Completion: Or something like it
People ask when the car will be finished. I've stopped pretending to know.
The truth is, "done" is a fantasy. I'll get it running – that's a milestone worth celebrating. I'll paint it eventually, probably that original Silvia Silver if I can match it properly. I'll drive it, which is the whole point. But there will always be something else. A better part becomes available. A deeper understanding of how something works makes you want to do it properly this time. A small improvement that would make a meaningful difference.
That used to frustrate me. Now it feels like an invitation.
Because the goal was never perfection. It was understanding. It was process. It was learning how to work with something complex, something broken, something worth saving.
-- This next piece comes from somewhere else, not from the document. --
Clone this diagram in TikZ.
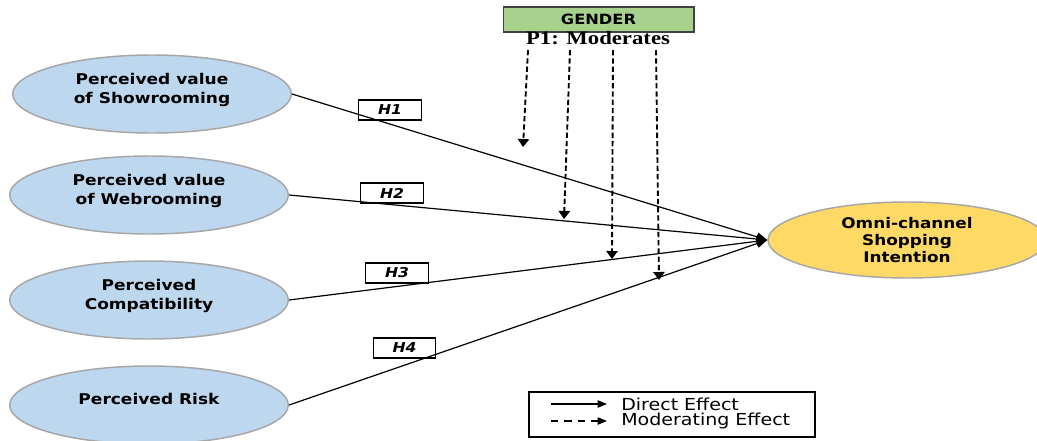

The same goes for the products we work on. You ship, and you learn. You iterate. You fix what breaks – not to make it perfect, but to make it meaningful. The best designs aren't finished; they're thoughtfully unfinished, ready to evolve with the people who use them.
Design isn't a finish line either. The best work doesn't end – it evolves. It lives in the world, gets used by real people, breaks in interesting ways, and gets repaired again. The products we love aren't perfect; they're thoughtfully imperfect. They show evidence of the care that went into making them.
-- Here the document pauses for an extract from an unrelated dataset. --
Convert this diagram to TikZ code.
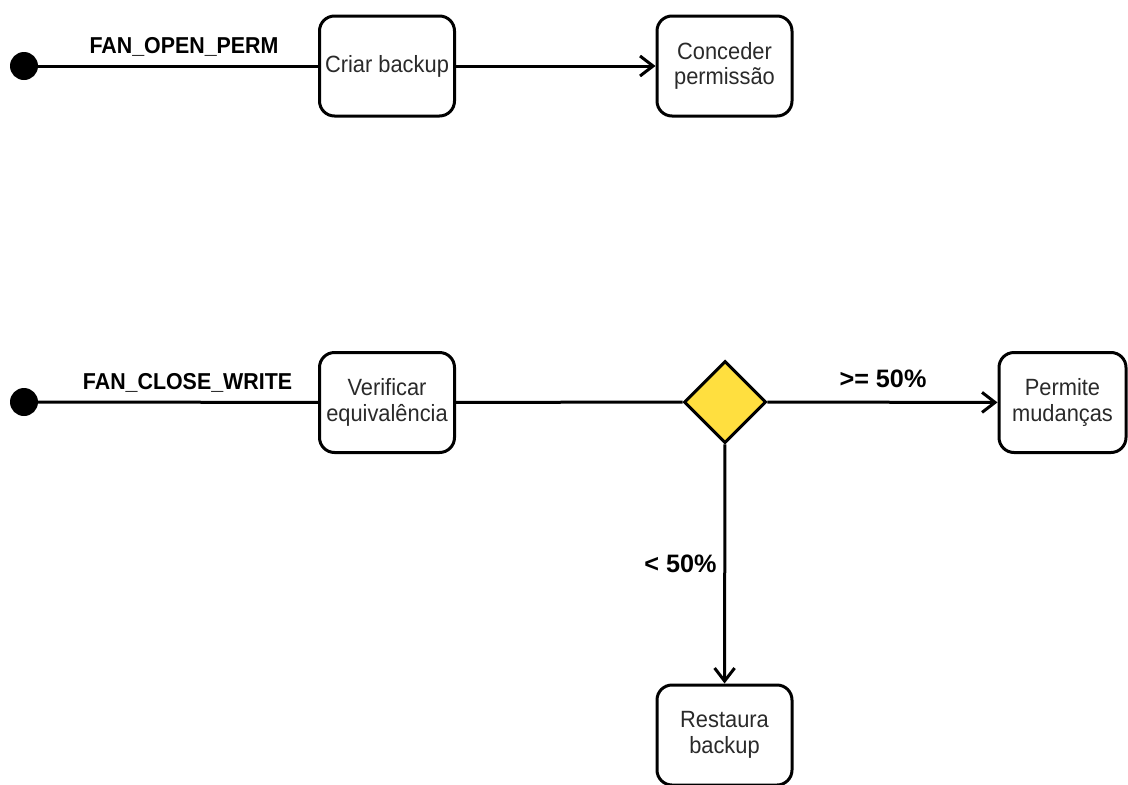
\documentclass[tikz,border=0pt]{standalone}
\usepackage{fontspec}
\setmainfont[FakeStretch=0.93]{Liberation Sans}
\newfontfamily\widesans{Liberation Sans}
\usetikzlibrary{shapes.geometric,arrows.meta}
\definecolor{dyellow}{HTML}{FFDF3F}
\definecolor{btext}{HTML}{2A2A2A}
\tikzset{
  x=1pt, y=-1pt,
  statebox/.style={draw=black, line width=3pt, rounded corners=15pt, minimum width=135pt, minimum height=100pt, align=center, inner sep=2pt, text=btext, font=\fontsize{23.5}{25.5}\selectfont},
  startdot/.style={circle, fill=black, draw=none, minimum size=28pt, inner sep=0pt},
  decision/.style={diamond, aspect=1, draw=black, line width=3pt, fill=dyellow, minimum width=82pt, minimum height=82pt, inner sep=0pt},
  lbl/.style={font=\fontsize{23}{25}\selectfont\bfseries, text=black, inner sep=0pt},
  pctlbl/.style={font=\widesans\fontsize{25.2}{27}\selectfont\bfseries, text=black, inner sep=0pt},
  flow/.style={line width=3pt, -{Straight Barb[length=13pt,width=20pt,line width=3pt]}},
  plain/.style={line width=3pt}
}
\begin{document}
\begin{tikzpicture}
\useasboundingbox (0,0) rectangle (1128,785);
% row 1
\node[startdot] (s1) at (24,66) {};
\node[statebox] (criar) at (387,66) {Criar backup};
\node[statebox] (conceder) at (724.5,66) {Conceder\\permissão};
\draw[plain] (s1) -- (criar);
\draw[flow] (criar) -- (conceder);
\node[lbl] (l1) at (184,47) {FAN\_OPEN\_PERM};
% row 2
\node[startdot] (s2) at (24,402) {};
\node[statebox] (verif) at (387,402.5) {Verificar\\equivalência};
\node[decision] (dec) at (725,402) {};
\node[statebox, minimum width=127pt] (permite) at (1062.5,402.5) {Permite\\mudanças};
\node[statebox] (restaura) at (724.5,735) {Restaura\\backup};
\draw[plain] (s2) -- (verif);
\draw[plain] (verif) -- (dec);
\draw[flow] (dec) -- (permite);
\draw[flow] (dec) -- (restaura);
\node[lbl] (l2) at (187.5,383) {FAN\_CLOSE\_WRITE};
\node[pctlbl] (l3) at (883,379) {>= 50\%};
\node[pctlbl] (l4) at (680.5,564) {< 50\%};
\end{tikzpicture}
\end{document}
What the 180SX taught me – more than any YouTube tutorial or forum thread – is that creativity begins where control ends.
It taught me that every system is messier than it looks from the outside. That every plan breaks eventually, usually in ways you didn't anticipate. That the things we build carry the stories of how we built them, and those stories matter more than we think.
Maybe the most honest work we can do – whether we're in a garage, staring at a screen, or figuring out ourselves – is to stop chasing perfection and start practising care.
The difference might seem subtle, but it changes everything. Perfection is a destination that doesn't exist. Care is a way of travelling that makes the journey worthwhile.